→ DATASET SECTION
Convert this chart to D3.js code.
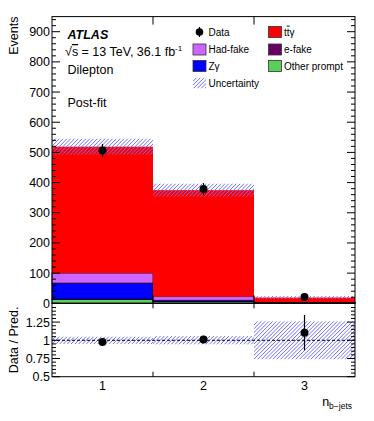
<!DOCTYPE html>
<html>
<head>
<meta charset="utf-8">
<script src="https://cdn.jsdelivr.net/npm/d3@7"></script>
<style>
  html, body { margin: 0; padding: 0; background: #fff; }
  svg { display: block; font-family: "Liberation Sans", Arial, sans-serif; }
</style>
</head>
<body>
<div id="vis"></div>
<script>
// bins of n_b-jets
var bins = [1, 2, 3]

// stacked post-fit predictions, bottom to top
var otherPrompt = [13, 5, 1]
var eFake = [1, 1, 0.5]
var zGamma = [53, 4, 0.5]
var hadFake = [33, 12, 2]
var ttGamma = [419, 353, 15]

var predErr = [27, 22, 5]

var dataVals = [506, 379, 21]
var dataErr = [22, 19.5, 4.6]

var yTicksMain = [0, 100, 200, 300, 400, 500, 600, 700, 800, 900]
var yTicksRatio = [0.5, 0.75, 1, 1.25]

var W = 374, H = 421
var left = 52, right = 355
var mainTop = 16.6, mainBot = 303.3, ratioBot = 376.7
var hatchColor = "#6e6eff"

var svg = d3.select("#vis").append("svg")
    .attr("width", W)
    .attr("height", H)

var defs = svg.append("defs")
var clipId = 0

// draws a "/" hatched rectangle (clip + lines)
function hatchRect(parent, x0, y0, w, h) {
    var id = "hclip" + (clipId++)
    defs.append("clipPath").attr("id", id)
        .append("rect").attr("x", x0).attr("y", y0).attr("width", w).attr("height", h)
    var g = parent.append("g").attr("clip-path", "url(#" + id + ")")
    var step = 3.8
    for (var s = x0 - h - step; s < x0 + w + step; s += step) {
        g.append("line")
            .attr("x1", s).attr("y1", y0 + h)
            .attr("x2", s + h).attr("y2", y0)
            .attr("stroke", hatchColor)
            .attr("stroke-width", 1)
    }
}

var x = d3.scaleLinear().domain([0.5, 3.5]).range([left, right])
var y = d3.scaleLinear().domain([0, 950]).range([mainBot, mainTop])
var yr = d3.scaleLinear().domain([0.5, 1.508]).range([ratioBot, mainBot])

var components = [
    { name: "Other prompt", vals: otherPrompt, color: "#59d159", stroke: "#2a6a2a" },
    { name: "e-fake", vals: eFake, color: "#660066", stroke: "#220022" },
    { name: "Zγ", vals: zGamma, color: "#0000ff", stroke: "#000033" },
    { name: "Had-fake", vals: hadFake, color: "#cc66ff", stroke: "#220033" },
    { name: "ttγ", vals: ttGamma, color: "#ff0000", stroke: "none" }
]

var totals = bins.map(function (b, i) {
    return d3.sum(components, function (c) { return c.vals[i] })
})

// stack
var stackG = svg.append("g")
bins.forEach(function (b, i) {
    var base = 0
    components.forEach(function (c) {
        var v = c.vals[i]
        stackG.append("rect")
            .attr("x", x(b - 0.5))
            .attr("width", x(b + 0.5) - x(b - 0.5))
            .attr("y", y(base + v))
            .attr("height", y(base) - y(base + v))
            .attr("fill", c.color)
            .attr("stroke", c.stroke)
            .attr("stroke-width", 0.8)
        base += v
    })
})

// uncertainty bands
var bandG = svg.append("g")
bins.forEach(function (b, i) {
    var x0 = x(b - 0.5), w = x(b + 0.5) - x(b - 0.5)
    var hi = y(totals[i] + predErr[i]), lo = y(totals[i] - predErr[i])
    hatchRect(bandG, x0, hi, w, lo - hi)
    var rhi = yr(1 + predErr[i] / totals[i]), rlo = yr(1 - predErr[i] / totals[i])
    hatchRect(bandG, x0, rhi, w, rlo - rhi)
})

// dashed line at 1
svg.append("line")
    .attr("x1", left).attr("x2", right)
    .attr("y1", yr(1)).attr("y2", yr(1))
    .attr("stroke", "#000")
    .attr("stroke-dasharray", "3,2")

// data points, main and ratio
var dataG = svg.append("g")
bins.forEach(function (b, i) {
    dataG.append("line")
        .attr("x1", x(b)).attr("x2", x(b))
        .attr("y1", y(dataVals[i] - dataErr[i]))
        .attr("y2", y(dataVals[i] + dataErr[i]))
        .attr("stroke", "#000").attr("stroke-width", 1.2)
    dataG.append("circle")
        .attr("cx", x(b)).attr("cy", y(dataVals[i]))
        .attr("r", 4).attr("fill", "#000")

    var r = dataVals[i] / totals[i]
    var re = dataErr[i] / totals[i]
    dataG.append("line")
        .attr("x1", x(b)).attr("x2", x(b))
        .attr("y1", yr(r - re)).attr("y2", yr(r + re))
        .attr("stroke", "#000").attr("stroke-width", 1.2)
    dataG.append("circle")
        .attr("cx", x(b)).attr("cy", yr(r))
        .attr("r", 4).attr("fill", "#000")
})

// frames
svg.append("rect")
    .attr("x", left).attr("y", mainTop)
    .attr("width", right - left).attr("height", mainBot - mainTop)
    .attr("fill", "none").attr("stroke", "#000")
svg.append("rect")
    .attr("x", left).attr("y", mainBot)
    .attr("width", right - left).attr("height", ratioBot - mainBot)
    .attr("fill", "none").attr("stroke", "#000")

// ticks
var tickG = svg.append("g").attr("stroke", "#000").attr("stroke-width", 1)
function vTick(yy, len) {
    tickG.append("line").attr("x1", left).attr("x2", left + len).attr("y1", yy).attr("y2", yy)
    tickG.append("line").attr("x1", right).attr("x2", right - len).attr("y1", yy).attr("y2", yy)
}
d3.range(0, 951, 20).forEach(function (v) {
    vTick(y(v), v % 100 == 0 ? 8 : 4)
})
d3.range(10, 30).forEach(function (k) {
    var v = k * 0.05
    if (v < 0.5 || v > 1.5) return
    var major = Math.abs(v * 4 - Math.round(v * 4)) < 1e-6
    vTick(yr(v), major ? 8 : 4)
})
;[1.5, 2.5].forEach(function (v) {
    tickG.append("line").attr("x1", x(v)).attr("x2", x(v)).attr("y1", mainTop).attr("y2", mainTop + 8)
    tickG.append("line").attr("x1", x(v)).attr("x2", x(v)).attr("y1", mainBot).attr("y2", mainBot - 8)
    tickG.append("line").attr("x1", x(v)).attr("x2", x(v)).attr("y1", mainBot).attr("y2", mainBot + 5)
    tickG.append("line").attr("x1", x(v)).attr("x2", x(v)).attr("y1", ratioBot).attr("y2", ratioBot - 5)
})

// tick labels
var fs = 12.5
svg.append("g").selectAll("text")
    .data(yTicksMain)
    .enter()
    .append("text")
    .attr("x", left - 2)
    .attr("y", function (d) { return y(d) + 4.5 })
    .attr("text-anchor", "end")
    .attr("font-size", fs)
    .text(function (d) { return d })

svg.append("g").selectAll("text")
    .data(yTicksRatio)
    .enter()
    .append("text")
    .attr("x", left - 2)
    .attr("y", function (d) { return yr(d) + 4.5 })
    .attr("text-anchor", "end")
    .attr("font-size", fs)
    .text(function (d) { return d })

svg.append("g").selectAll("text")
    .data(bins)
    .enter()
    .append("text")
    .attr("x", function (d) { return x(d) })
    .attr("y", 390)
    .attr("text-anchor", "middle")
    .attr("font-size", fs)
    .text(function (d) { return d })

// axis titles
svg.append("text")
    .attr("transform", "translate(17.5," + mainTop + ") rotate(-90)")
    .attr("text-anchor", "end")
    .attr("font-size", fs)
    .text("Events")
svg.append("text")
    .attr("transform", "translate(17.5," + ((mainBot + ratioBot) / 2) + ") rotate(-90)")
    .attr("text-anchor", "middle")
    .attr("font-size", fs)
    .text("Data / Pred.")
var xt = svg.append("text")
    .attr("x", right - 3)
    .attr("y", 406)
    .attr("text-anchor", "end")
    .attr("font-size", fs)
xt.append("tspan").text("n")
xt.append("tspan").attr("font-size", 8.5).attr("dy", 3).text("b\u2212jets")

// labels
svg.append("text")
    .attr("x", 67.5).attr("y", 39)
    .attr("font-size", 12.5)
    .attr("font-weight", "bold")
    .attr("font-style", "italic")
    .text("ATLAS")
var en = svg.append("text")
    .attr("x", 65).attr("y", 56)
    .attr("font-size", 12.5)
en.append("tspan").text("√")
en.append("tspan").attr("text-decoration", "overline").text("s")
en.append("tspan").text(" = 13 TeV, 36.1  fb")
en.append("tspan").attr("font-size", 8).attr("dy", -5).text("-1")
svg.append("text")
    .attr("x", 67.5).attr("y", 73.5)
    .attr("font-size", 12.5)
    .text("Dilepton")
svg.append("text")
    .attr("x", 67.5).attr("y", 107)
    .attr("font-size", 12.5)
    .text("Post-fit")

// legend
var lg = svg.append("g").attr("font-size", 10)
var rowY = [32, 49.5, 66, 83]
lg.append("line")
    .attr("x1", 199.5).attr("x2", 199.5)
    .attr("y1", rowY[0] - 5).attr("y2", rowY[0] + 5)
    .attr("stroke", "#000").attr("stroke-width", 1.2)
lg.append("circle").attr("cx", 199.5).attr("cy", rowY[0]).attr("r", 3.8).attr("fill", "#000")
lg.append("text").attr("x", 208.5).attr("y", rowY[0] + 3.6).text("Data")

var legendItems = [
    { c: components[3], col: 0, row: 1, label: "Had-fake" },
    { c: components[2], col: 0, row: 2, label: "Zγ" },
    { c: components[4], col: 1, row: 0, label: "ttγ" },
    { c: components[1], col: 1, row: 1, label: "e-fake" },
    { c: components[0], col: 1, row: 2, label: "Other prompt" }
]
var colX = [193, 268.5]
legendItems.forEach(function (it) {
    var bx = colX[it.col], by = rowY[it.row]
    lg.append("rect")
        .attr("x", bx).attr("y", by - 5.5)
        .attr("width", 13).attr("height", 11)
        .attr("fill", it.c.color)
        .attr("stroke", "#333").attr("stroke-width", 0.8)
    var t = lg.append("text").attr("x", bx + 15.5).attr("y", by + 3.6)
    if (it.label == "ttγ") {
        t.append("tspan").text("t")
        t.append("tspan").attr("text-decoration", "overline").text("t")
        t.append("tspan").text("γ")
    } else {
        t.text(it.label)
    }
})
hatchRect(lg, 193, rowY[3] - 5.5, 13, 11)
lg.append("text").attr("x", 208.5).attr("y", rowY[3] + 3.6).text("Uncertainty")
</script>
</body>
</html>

→ PROBLEM
Return the material line for line, from its beginning to the line that contains "var clipId = 0", with the pictures left out.

→ WRITTEN ANSWER
Convert this chart to D3.js code.
<!DOCTYPE html>
<html>
<head>
<meta charset="utf-8">
<script src="https://cdn.jsdelivr.net/npm/d3@7"></script>
<style>
  html, body { margin: 0; padding: 0; background: #fff; }
  svg { display: block; font-family: "Liberation Sans", Arial, sans-serif; }
</style>
</head>
<body>
<div id="vis"></div>
<script>
// bins of n_b-jets
var bins = [1, 2, 3]

// stacked post-fit predictions, bottom to top
var otherPrompt = [13, 5, 1]
var eFake = [1, 1, 0.5]
var zGamma = [53, 4, 0.5]
var hadFake = [33, 12, 2]
var ttGamma = [419, 353, 15]

var predErr = [27, 22, 5]

var dataVals = [506, 379, 21]
var dataErr = [22, 19.5, 4.6]

var yTicksMain = [0, 100, 200, 300, 400, 500, 600, 700, 800, 900]
var yTicksRatio = [0.5, 0.75, 1, 1.25]

var W = 374, H = 421
var left = 52, right = 355
var mainTop = 16.6, mainBot = 303.3, ratioBot = 376.7
var hatchColor = "#6e6eff"

var svg = d3.select("#vis").append("svg")
    .attr("width", W)
    .attr("height", H)

var defs = svg.append("defs")
var clipId = 0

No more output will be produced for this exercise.